Making New Year’s resolutions should still be practiced
By Naomi Ambrose, Staff Writer
Another new year is here. Can you guess what else is here as well? If your answer is that it’s another year to question the relevance of making New Year’s resolutions, I would like to congratulate you. However, if you agree that making New Year’s resolutions remains important, I’m with you.
While it may be worthwhile to appreciate both sides, I’d like to focus on the latter. New Year’s resolutions deserve to be celebrated and I believe that they don’t get enough credit for their importance.
New Year’s resolutions are great ways to motivate yourself and there’s no better time to start a goal than at the beginning of the new year. It can be a rewarding experience to follow through with a goal you make. If you make a promise to yourself to go to the gym at least three times a week, you’re probably excited at envisioning the health benefits you’ll get from a good gym workout.

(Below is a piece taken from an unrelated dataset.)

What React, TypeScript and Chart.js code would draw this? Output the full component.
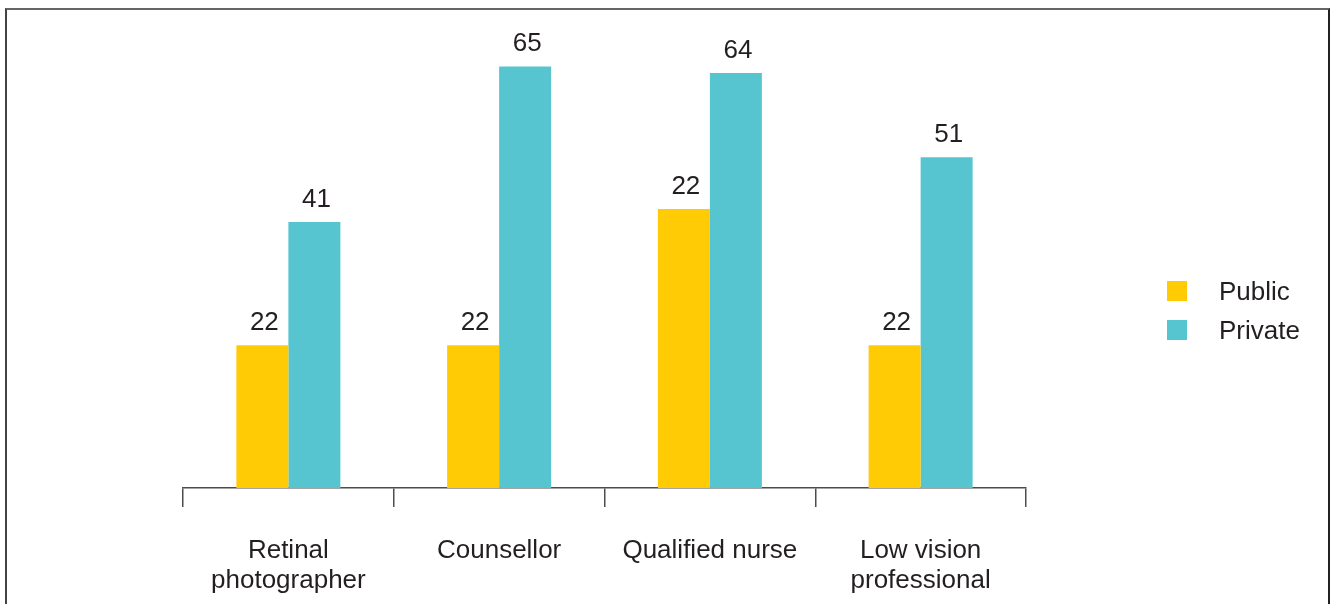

Additionally, when you follow through with your goal, you’ll feel more confident in yourself. As another example, if you made a resolution to do some more volunteering, you’ll probably feel happy to know that you’ll be helping someone or some cause that you care about.
If you didn’t decide to make one of those resolutions, or any resolutions for that matter, you won’t have that chance to experience the joy and sense of fulfillment that one could get from making a goal and sticking to it.

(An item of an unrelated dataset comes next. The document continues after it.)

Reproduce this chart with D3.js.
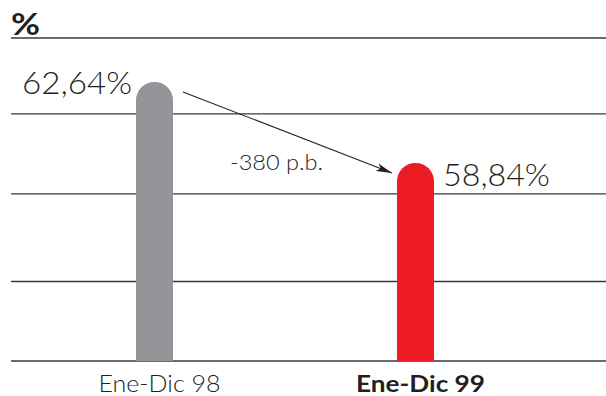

Making New Year’s resolutions is also an excellent way to develop your follow-through skills and stick-to-itiveness. Let’s say that this year, you told yourself that you’d make a greater effort to perform a task such as quitting smoking or eating healthier. These are tasks that many people have as their goals but rarely actually decide to do. By committing to this task in the form of a resolution, even temporarily, you’ll be happier with yourself that you followed through, whether it was for a few weeks or months.

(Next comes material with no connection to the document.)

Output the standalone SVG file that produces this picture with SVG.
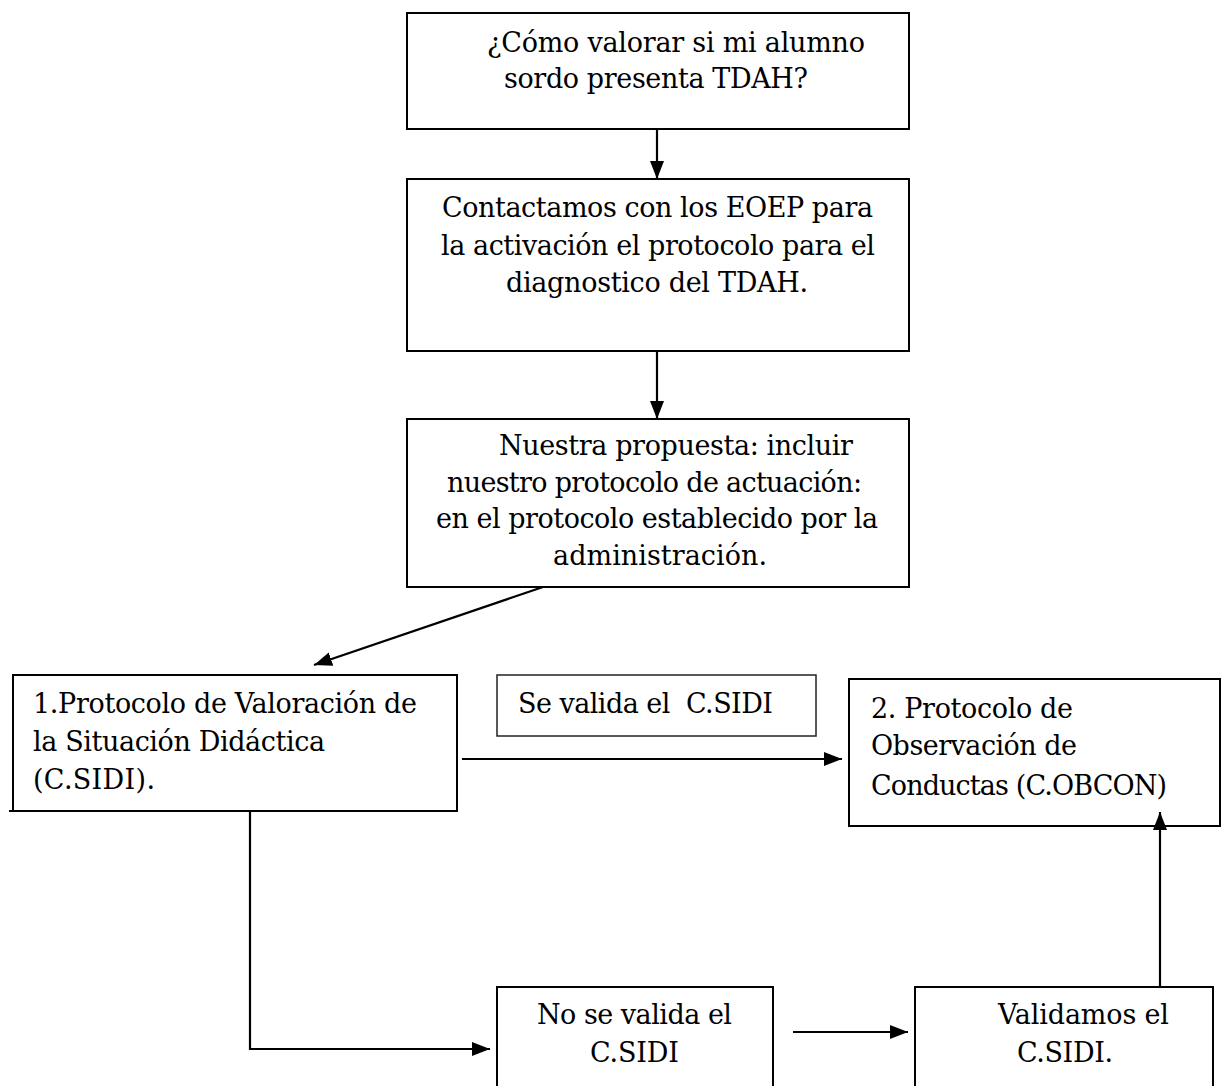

You can also think about who else would be happy with that resolution—such as your friends, significant others, and your family.
New Year’s resolutions are also excellent tools for self-reflection. Sticking to your desire to go to the gym or eating better shows to yourself that you care about your health and well-being. You are taking some time to think about the extent to which you value your health or time—a question that may ultimately help you to perform your work, class tasks, or projects to the best of your ability and lead to a higher overall quality of life
It’s important to make goals for yourself and to stick to them, which is what New Year’s resolutions celebrate. If you’ve given up on making these resolutions, it’s my hope that you’ll reconsider—or at least be inclined to make them next year.